Request: Please output the lines shown below exactly as they appear.

____

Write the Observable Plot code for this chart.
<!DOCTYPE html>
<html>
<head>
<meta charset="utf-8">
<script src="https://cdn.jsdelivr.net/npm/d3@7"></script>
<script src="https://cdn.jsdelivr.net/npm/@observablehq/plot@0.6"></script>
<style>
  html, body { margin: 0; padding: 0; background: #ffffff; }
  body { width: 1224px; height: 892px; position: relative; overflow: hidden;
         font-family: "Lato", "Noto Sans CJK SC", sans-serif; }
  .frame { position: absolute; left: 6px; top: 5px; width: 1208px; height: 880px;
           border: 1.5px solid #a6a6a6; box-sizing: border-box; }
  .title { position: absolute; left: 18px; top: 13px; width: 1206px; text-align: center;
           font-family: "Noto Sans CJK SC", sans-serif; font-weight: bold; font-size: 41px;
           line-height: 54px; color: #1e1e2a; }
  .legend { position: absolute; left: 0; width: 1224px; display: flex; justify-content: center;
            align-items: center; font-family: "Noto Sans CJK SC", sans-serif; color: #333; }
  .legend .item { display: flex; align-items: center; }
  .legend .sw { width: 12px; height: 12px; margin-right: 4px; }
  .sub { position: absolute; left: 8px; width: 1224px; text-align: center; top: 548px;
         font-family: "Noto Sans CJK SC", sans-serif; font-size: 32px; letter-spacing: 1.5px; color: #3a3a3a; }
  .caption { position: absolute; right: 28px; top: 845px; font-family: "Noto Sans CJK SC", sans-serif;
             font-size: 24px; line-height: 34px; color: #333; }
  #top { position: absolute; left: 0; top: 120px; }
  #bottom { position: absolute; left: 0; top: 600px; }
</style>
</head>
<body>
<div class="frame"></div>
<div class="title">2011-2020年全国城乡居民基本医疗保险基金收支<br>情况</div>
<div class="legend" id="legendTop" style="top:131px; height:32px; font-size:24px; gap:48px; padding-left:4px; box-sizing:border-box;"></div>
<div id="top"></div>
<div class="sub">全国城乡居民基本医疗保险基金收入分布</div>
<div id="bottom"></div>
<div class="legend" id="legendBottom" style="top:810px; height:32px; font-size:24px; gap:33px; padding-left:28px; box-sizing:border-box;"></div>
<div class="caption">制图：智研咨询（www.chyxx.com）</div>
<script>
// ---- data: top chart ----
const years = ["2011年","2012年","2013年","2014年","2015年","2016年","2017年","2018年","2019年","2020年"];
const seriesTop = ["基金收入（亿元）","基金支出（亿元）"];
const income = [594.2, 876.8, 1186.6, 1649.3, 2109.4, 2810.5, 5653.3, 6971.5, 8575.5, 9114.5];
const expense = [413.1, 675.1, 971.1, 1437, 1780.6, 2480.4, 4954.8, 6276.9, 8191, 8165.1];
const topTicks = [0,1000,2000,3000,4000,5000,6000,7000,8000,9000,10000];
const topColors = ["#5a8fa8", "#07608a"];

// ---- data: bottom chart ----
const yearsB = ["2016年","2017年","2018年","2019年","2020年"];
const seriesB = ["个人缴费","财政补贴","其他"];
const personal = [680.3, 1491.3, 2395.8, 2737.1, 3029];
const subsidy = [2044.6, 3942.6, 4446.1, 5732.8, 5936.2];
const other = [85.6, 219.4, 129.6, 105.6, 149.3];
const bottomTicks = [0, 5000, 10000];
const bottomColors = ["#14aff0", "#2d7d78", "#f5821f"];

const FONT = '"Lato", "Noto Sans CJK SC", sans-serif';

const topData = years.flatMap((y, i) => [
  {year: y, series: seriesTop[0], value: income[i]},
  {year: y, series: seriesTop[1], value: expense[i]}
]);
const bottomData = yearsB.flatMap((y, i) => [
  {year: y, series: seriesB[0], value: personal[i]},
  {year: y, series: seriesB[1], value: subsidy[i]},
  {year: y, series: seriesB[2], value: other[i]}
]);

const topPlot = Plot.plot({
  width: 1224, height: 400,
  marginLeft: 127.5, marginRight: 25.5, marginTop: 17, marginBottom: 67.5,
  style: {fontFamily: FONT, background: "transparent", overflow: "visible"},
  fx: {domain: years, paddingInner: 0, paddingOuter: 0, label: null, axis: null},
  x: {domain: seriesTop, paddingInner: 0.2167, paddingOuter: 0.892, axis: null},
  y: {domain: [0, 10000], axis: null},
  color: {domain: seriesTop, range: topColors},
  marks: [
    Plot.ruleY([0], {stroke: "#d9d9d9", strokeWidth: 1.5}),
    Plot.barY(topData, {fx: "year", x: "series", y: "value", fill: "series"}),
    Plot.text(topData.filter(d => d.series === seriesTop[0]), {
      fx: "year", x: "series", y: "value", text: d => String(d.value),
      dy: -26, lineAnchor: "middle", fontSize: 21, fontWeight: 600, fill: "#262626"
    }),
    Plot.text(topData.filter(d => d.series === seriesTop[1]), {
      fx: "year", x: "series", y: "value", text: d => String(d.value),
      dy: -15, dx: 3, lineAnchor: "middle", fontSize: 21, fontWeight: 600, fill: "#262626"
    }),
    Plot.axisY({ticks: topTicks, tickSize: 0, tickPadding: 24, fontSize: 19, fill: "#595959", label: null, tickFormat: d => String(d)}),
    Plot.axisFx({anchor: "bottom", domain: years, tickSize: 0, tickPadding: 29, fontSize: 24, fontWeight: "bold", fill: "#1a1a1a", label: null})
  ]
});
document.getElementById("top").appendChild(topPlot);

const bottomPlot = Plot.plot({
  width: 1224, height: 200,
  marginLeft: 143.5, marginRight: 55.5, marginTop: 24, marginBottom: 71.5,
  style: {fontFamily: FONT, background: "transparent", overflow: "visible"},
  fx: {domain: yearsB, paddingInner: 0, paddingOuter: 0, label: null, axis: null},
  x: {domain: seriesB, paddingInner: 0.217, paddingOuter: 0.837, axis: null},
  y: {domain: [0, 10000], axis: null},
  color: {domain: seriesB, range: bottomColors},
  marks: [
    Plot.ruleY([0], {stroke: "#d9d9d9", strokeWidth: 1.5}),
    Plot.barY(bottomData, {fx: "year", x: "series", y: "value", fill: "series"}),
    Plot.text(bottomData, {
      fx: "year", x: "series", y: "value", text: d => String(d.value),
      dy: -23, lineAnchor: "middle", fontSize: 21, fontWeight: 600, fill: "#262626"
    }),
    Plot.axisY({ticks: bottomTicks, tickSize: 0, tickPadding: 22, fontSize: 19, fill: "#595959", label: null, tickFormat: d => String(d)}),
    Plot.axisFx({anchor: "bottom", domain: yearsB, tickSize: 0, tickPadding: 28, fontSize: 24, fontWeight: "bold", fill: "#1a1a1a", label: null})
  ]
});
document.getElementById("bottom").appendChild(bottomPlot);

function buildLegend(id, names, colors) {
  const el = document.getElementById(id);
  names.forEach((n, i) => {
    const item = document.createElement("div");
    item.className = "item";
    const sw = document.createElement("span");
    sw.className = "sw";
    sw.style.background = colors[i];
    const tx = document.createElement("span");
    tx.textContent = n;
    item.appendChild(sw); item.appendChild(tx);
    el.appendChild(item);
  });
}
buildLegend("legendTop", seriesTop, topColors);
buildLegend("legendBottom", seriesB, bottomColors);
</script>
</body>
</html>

____

Written answer:
Write the Observable Plot code for this chart.
<!DOCTYPE html>
<html>
<head>
<meta charset="utf-8">
<script src="https://cdn.jsdelivr.net/npm/d3@7"></script>
<script src="https://cdn.jsdelivr.net/npm/@observablehq/plot@0.6"></script>
<style>
  html, body { margin: 0; padding: 0; background: #ffffff; }
  body { width: 1224px; height: 892px; position: relative; overflow: hidden;
         font-family: "Lato", "Noto Sans CJK SC", sans-serif; }
  .frame { position: absolute; left: 6px; top: 5px; width: 1208px; height: 880px;
           border: 1.5px solid #a6a6a6; box-sizing: border-box; }
  .title { position: absolute; left: 18px; top: 13px; width: 1206px; text-align: center;
           font-family: "Noto Sans CJK SC", sans-serif; font-weight: bold; font-size: 41px;
           line-height: 54px; color: #1e1e2a; }
  .legend { position: absolute; left: 0; width: 1224px; display: flex; justify-content: center;
            align-items: center; font-family: "Noto Sans CJK SC", sans-serif; color: #333; }
  .legend .item { display: flex; align-items: center; }
  .legend .sw { width: 12px; height: 12px; margin-right: 4px; }
  .sub { position: absolute; left: 8px; width: 1224px; text-align: center; top: 548px;
         font-family: "Noto Sans CJK SC", sans-serif; font-size: 32px; letter-spacing: 1.5px; color: #3a3a3a; }
  .caption { position: absolute; right: 28px; top: 845px; font-family: "Noto Sans CJK SC", sans-serif;
             font-size: 24px; line-height: 34px; color: #333; }
  #top { position: absolute; left: 0; top: 120px; }
  #bottom { position: absolute; left: 0; top: 600px; }
</style>
</head>
<body>
<div class="frame"></div>
<div class="title">2011-2020年全国城乡居民基本医疗保险基金收支<br>情况</div>
<div class="legend" id="legendTop" style="top:131px; height:32px; font-size:24px; gap:48px; padding-left:4px; box-sizing:border-box;"></div>
<div id="top"></div>
<div class="sub">全国城乡居民基本医疗保险基金收入分布</div>
<div id="bottom"></div>
<div class="legend" id="legendBottom" style="top:810px; height:32px; font-size:24px; gap:33px; padding-left:28px; box-sizing:border-box;"></div>
<div class="caption">制图：智研咨询（www.chyxx.com）</div>
<script>
// ---- data: top chart ----
const years = ["2011年","2012年","2013年","2014年","2015年","2016年","2017年","2018年","2019年","2020年"];
const seriesTop = ["基金收入（亿元）","基金支出（亿元）"];
const income = [594.2, 876.8, 1186.6, 1649.3, 2109.4, 2810.5, 5653.3, 6971.5, 8575.5, 9114.5];
const expense = [413.1, 675.1, 971.1, 1437, 1780.6, 2480.4, 4954.8, 6276.9, 8191, 8165.1];
const topTicks = [0,1000,2000,3000,4000,5000,6000,7000,8000,9000,10000];
const topColors = ["#5a8fa8", "#07608a"];

// ---- data: bottom chart ----
const yearsB = ["2016年","2017年","2018年","2019年","2020年"];
const seriesB = ["个人缴费","财政补贴","其他"];
const personal = [680.3, 1491.3, 2395.8, 2737.1, 3029];
const subsidy = [2044.6, 3942.6, 4446.1, 5732.8, 5936.2];
const other = [85.6, 219.4, 129.6, 105.6, 149.3];
const bottomTicks = [0, 5000, 10000];
const bottomColors = ["#14aff0", "#2d7d78", "#f5821f"];

const FONT = '"Lato", "Noto Sans CJK SC", sans-serif';

const topData = years.flatMap((y, i) => [
  {year: y, series: seriesTop[0], value: income[i]},
  {year: y, series: seriesTop[1], value: expense[i]}
]);
const bottomData = yearsB.flatMap((y, i) => [
  {year: y, series: seriesB[0], value: personal[i]},
  {year: y, series: seriesB[1], value: subsidy[i]},
  {year: y, series: seriesB[2], value: other[i]}
]);

const topPlot = Plot.plot({
  width: 1224, height: 400,
  marginLeft: 127.5, marginRight: 25.5, marginTop: 17, marginBottom: 67.5,
  style: {fontFamily: FONT, background: "transparent", overflow: "visible"},
  fx: {domain: years, paddingInner: 0, paddingOuter: 0, label: null, axis: null},
  x: {domain: seriesTop, paddingInner: 0.2167, paddingOuter: 0.892, axis: null},
  y: {domain: [0, 10000], axis: null},
  color: {domain: seriesTop, range: topColors},
  marks: [
    Plot.ruleY([0], {stroke: "#d9d9d9", strokeWidth: 1.5}),
    Plot.barY(topData, {fx: "year", x: "series", y: "value", fill: "series"}),
    Plot.text(topData.filter(d => d.series === seriesTop[0]), {
      fx: "year", x: "series", y: "value", text: d => String(d.value),
      dy: -26, lineAnchor: "middle", fontSize: 21, fontWeight: 600, fill: "#262626"
    }),
    Plot.text(topData.filter(d => d.series === seriesTop[1]), {
      fx: "year", x: "series", y: "value", text: d => String(d.value),
      dy: -15, dx: 3, lineAnchor: "middle", fontSize: 21, fontWeight: 600, fill: "#262626"
    }),
    Plot.axisY({ticks: topTicks, tickSize: 0, tickPadding: 24, fontSize: 19, fill: "#595959", label: null, tickFormat: d => String(d)}),
    Plot.axisFx({anchor: "bottom", domain: years, tickSize: 0, tickPadding: 29, fontSize: 24, fontWeight: "bold", fill: "#1a1a1a", label: null})
  ]
});
document.getElementById("top").appendChild(topPlot);

const bottomPlot = Plot.plot({
  width: 1224, height: 200,
  marginLeft: 143.5, marginRight: 55.5, marginTop: 24, marginBottom: 71.5,
  style: {fontFamily: FONT, background: "transparent", overflow: "visible"},
  fx: {domain: yearsB, paddingInner: 0, paddingOuter: 0, label: null, axis: null},
  x: {domain: seriesB, paddingInner: 0.217, paddingOuter: 0.837, axis: null},
  y: {domain: [0, 10000], axis: null},
  color: {domain: seriesB, range: bottomColors},
  marks: [
    Plot.ruleY([0], {stroke: "#d9d9d9", strokeWidth: 1.5}),
    Plot.barY(bottomData, {fx: "year", x: "series", y: "value", fill: "series"}),
    Plot.text(bottomData, {
      fx: "year", x: "series", y: "value", text: d => String(d.value),
      dy: -23, lineAnchor: "middle", fontSize: 21, fontWeight: 600, fill: "#262626"
    }),
    Plot.axisY({ticks: bottomTicks, tickSize: 0, tickPadding: 22, fontSize: 19, fill: "#595959", label: null, tickFormat: d => String(d)}),
    Plot.axisFx({anchor: "bottom", domain: yearsB, tickSize: 0, tickPadding: 28, fontSize: 24, fontWeight: "bold", fill: "#1a1a1a", label: null})
  ]
});
document.getElementById("bottom").appendChild(bottomPlot);

function buildLegend(id, names, colors) {
  const el = document.getElementById(id);
  names.forEach((n, i) => {
    const item = document.createElement("div");
    item.className = "item";
    const sw = document.createElement("span");
    sw.className = "sw";
    sw.style.background = colors[i];
    const tx = document.createElement("span");
    tx.textContent = n;
    item.appendChild(sw); item.appendChild(tx);
    el.appendChild(item);
  });
}
buildLegend("legendTop", seriesTop, topColors);
buildLegend("legendBottom", seriesB, bottomColors);
</script>
</body>
</html>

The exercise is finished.